#### DATASET EXCERPTS ####

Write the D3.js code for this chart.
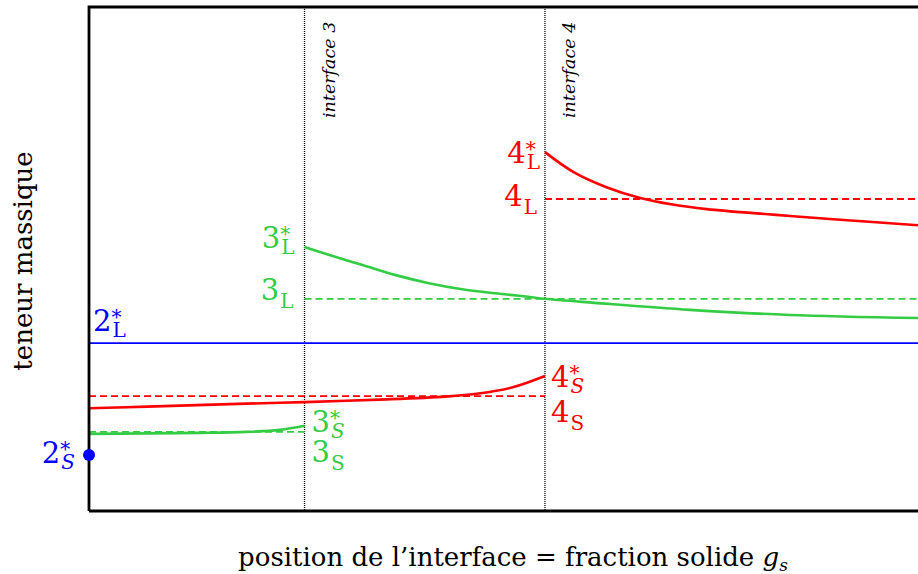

####
#### DATASET EXCERPTS ####

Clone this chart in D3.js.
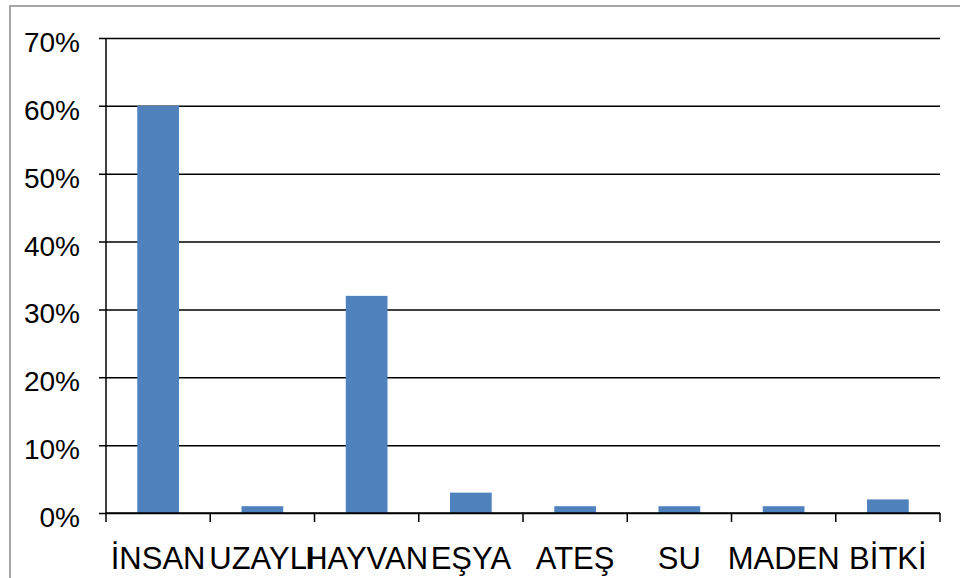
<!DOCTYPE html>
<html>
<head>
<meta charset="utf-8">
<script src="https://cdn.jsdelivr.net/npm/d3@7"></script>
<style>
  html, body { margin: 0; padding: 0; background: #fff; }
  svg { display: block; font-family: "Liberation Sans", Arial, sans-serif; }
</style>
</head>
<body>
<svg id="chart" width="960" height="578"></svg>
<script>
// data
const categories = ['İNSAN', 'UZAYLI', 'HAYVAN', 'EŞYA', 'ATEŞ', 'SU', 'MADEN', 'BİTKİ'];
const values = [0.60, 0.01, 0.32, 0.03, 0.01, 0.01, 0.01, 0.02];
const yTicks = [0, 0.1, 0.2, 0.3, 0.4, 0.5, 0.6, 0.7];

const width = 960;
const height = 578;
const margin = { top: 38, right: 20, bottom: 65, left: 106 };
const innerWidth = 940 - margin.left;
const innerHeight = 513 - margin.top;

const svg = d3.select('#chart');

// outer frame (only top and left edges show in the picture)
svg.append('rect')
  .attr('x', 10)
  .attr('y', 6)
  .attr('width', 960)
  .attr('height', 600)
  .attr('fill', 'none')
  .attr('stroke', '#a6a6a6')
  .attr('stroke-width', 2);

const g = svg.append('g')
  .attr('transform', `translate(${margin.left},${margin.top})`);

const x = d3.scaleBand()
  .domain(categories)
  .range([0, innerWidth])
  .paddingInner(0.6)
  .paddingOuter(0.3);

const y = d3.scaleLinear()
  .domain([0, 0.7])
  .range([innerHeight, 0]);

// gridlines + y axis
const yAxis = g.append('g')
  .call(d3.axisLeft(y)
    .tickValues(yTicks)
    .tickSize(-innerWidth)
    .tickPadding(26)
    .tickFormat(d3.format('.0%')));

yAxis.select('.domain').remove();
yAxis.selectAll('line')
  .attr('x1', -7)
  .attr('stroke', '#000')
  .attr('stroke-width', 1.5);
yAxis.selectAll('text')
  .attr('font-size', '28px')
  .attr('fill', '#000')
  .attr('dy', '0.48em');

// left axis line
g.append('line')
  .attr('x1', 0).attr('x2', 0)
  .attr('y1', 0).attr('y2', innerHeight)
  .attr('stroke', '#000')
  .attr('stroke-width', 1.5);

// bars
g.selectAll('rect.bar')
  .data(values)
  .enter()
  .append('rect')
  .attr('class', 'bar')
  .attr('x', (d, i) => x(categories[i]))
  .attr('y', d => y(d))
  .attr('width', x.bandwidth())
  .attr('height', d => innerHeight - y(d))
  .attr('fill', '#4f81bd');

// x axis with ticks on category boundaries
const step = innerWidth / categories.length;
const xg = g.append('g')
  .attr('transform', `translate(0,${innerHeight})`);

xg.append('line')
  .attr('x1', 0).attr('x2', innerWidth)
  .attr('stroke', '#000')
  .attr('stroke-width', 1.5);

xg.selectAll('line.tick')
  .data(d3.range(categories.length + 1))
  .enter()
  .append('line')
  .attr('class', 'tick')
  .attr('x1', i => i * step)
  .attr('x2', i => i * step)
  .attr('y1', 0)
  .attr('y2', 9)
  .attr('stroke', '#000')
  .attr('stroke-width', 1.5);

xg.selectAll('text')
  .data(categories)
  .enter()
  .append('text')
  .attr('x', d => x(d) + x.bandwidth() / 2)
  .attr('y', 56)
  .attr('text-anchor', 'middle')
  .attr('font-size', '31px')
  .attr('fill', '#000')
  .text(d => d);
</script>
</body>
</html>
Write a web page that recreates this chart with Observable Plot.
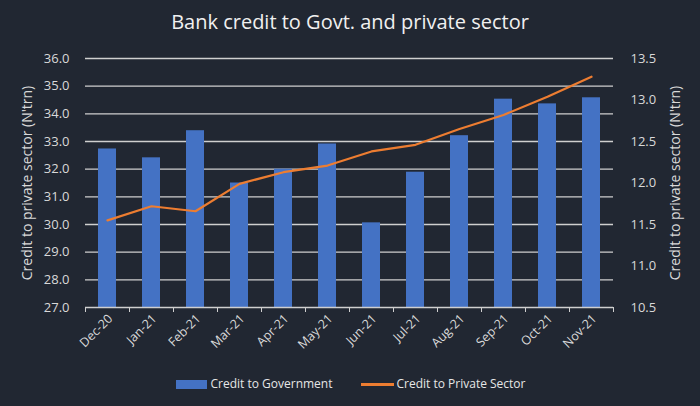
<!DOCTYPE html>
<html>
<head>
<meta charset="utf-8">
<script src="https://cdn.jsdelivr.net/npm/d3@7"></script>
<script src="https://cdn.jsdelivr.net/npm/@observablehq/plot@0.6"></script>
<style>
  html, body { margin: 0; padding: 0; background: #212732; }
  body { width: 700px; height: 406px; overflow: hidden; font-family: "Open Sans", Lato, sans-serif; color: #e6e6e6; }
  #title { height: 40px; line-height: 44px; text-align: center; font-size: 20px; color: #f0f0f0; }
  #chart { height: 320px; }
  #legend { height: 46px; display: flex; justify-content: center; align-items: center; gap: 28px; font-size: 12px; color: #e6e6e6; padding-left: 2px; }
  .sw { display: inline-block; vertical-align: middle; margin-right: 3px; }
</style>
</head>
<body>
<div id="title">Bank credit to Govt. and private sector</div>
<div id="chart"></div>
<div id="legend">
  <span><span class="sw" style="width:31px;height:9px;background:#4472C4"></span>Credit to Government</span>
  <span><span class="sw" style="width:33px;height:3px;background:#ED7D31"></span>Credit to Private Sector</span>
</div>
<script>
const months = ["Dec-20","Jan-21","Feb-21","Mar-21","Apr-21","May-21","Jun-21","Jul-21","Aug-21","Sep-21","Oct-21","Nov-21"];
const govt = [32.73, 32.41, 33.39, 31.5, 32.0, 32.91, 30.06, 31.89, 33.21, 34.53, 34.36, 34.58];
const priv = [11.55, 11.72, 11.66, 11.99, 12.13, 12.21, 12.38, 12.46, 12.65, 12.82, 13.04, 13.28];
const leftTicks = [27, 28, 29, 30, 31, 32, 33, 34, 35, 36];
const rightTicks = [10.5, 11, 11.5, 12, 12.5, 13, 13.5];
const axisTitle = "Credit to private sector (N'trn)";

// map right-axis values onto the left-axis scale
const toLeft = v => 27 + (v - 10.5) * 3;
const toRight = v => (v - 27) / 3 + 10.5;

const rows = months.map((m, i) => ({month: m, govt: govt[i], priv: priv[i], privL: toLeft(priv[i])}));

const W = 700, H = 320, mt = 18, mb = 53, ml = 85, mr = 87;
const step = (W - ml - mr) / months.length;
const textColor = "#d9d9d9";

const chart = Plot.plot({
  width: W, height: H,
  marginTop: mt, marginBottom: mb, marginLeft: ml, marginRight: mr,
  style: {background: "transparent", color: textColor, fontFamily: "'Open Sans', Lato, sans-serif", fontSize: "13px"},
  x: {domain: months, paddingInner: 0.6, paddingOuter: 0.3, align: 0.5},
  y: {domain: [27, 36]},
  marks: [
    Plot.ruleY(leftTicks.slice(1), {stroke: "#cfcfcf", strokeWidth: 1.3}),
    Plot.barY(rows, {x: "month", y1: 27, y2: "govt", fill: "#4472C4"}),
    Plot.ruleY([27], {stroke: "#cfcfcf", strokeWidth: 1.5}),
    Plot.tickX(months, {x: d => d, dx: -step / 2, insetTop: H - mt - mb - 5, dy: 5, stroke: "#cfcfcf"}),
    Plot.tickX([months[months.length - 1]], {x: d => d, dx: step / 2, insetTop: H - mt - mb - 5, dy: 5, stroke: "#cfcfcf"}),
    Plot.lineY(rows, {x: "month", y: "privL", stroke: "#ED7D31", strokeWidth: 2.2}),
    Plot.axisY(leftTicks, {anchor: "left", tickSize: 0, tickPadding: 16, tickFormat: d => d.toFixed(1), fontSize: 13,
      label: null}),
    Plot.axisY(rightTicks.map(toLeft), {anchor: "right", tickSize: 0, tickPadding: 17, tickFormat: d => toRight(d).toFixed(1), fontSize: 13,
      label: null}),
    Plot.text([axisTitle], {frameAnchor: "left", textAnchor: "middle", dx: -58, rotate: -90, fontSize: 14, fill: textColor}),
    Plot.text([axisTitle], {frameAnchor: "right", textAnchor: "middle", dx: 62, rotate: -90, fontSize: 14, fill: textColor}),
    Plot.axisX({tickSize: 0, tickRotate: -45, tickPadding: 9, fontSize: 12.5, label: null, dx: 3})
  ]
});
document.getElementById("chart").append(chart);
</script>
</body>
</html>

####
#### DATASET EXCERPTS ####

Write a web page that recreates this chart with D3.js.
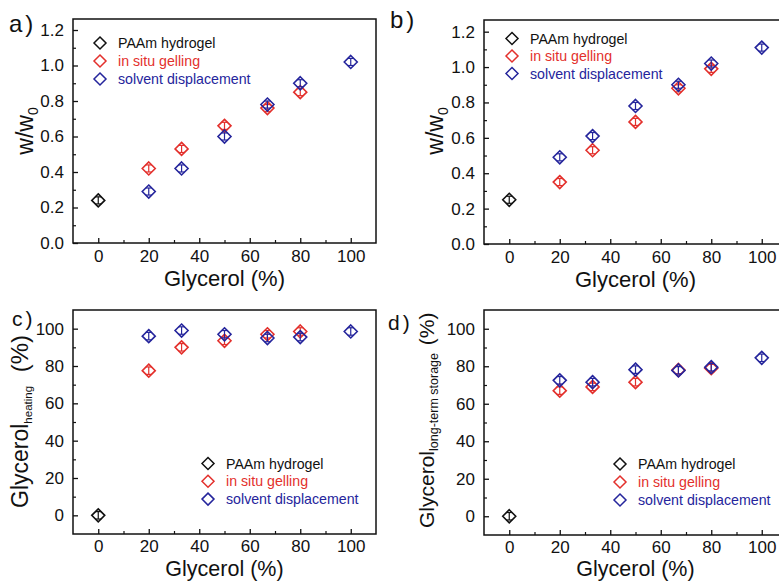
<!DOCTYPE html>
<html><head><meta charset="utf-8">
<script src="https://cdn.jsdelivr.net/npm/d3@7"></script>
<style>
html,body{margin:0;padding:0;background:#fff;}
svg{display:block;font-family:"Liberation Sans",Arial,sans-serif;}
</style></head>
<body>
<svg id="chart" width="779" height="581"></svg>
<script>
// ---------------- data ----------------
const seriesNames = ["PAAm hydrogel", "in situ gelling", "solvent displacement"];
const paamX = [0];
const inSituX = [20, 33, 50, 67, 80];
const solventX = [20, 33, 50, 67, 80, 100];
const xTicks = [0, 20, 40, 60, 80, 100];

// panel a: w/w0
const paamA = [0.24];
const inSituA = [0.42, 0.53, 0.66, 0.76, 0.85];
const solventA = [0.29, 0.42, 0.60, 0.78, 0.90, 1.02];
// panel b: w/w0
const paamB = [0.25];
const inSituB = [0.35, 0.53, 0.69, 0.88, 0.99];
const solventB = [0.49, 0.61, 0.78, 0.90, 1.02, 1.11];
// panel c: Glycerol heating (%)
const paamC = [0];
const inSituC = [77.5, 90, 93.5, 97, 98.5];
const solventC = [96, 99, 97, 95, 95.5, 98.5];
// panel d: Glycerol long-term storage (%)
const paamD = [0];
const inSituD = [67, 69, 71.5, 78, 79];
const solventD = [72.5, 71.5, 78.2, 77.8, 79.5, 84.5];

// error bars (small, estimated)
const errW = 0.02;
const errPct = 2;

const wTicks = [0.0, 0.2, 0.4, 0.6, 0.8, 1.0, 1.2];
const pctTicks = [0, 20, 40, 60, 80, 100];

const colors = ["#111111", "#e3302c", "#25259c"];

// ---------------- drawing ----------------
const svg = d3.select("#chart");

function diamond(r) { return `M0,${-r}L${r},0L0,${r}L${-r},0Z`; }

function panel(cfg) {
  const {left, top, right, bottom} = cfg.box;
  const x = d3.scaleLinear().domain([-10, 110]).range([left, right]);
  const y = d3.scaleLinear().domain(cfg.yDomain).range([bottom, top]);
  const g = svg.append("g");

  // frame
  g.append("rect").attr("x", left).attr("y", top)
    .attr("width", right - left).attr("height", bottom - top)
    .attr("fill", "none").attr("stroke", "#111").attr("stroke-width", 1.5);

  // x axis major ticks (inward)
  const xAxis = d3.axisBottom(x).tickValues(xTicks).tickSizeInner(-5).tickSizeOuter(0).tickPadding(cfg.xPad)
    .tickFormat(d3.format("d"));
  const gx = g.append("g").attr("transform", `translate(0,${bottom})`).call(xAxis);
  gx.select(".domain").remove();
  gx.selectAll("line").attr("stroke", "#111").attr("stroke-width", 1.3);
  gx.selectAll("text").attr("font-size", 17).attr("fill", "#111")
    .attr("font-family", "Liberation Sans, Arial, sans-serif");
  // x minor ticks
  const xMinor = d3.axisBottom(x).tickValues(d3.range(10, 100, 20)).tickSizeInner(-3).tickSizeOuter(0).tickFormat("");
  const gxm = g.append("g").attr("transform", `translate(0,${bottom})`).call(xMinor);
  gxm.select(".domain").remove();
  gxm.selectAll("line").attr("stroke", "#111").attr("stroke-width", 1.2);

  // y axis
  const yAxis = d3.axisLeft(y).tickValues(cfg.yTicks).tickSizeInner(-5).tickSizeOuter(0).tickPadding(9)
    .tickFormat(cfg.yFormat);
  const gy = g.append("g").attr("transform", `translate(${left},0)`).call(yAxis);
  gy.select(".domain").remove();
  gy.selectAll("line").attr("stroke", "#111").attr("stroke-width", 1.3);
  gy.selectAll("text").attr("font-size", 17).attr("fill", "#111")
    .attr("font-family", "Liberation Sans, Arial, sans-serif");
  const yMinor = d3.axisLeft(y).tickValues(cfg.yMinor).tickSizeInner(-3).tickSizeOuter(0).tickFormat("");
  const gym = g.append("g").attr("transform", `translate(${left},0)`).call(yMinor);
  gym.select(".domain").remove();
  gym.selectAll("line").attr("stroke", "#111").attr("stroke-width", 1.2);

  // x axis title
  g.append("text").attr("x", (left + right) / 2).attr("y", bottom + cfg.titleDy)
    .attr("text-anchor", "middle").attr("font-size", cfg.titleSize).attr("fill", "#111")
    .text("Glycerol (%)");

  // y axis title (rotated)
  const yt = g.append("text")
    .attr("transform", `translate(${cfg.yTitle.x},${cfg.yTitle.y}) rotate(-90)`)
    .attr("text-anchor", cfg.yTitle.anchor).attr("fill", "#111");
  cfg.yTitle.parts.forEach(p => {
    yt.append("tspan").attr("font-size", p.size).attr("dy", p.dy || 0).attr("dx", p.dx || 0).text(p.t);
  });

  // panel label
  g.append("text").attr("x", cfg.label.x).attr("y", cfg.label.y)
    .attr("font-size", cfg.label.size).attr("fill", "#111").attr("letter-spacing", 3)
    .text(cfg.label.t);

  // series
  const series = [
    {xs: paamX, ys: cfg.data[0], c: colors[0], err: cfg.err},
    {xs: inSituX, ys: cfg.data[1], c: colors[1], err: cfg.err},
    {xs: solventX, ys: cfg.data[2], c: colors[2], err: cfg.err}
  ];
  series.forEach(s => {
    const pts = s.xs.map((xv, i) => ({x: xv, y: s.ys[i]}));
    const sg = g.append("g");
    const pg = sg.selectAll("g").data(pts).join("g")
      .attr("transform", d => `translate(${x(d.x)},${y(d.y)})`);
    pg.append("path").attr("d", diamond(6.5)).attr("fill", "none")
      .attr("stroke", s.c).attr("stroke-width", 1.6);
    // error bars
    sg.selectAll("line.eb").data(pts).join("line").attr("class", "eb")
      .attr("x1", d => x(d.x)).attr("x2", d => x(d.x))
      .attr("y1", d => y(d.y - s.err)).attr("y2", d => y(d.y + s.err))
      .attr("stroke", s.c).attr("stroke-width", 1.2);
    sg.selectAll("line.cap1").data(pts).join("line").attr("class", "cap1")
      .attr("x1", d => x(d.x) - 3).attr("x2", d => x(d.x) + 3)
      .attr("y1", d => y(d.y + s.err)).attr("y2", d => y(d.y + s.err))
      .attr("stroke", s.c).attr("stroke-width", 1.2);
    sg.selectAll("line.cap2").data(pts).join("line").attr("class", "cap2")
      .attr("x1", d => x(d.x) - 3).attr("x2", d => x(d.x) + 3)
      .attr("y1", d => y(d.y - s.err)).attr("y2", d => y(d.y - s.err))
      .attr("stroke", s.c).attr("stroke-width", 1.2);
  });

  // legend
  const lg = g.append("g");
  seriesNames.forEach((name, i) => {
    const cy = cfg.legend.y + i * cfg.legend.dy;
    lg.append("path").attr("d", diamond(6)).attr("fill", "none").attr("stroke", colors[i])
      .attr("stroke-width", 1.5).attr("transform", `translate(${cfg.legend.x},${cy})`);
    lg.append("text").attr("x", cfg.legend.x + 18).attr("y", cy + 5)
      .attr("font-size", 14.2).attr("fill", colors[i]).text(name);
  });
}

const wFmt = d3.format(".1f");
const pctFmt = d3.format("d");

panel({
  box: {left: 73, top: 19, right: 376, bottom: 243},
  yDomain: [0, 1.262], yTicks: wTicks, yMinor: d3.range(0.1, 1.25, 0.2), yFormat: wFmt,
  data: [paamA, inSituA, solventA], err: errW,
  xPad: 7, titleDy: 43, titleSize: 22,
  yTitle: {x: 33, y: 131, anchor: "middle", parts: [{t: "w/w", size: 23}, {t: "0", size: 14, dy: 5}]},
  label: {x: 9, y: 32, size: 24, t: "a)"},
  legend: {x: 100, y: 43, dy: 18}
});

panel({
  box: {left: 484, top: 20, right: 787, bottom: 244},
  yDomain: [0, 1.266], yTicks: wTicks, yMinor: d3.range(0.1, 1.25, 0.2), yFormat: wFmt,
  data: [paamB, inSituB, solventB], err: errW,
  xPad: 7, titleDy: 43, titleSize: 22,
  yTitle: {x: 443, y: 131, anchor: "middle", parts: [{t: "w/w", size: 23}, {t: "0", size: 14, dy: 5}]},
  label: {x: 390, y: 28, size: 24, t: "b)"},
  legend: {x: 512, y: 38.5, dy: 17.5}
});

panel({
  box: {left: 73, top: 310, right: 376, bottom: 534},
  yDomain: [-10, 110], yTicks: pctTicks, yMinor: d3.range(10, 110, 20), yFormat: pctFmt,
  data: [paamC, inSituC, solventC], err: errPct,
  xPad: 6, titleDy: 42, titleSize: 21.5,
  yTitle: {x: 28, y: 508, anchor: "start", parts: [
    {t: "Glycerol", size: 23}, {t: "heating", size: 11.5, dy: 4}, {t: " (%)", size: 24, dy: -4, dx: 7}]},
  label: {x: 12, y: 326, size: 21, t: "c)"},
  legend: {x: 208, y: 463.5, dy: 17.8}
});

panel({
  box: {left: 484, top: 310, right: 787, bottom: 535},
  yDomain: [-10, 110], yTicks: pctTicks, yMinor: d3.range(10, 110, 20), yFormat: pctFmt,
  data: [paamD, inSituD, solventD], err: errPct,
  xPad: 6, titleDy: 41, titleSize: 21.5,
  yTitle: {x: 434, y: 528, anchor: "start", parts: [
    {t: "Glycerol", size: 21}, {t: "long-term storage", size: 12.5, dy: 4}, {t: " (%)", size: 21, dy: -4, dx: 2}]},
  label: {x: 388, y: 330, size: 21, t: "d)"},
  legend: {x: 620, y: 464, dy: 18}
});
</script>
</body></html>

####

Begin with the line where "Write a web page that recreates this chart with D3.js." appears and end with the line where "const xTicks = [0, 20, 40, 60, 80, 100];" appears. Copy only that stretch, exactly, with no pictures.

Write a web page that recreates this chart with D3.js.
<!DOCTYPE html>
<html><head><meta charset="utf-8">
<script src="https://cdn.jsdelivr.net/npm/d3@7"></script>
<style>
html,body{margin:0;padding:0;background:#fff;}
svg{display:block;font-family:"Liberation Sans",Arial,sans-serif;}
</style></head>
<body>
<svg id="chart" width="779" height="581"></svg>
<script>
// ---------------- data ----------------
const seriesNames = ["PAAm hydrogel", "in situ gelling", "solvent displacement"];
const paamX = [0];
const inSituX = [20, 33, 50, 67, 80];
const solventX = [20, 33, 50, 67, 80, 100];
const xTicks = [0, 20, 40, 60, 80, 100];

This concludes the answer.